Let us consider $$ABCD$$ is quadrilateral and $$P$$ is the point where the diagonals are intersect. As shown in the figure below.

We know that,
The sum of the length of any two sides is always greater than the third side.

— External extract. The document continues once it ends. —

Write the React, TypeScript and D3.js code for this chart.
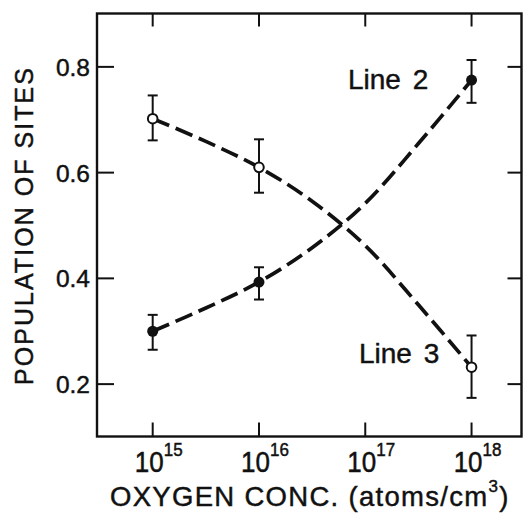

Now consider the $$ΔPAB$$,
Here, $$PA+PB>AB$$ … [equation i]
Then, consider the $$ΔPBC$$
Here, $$PB+PC>BC$$ … [equation ii]
Consider the $$ΔPCD$$
Here, $$PC+PD>CD$$ … [equation iii]
Consider the $$ΔPDA$$
Here, $$PD+PA>DA$$ … [equation iv]
By adding equation [i], [ii], [iii] and [iv], we get,$$PA+PB+PB+PC+PC+PD+PD+PA>AB+BC+CD+DA$$
$$\implies 2PA+2PB+2PC+2PD>AB+BC+CD+DA$$
$$\implies 2PA+2PC+2PB+2PD>AB+BC+CD+DA$$
$$\implies 2(PA+PC)+2(PB+PD)>AB+BC+CD+DA$$
From the figure we have, $$AC = PA + PC$$ and $$BD = PB + PD$$
Then,
$$2AC+2BD>AB+BC+CD+DA$$
$$\implies 2(AC+BD)>AB+BC+CD+DA$$
Hence, the given expression is true.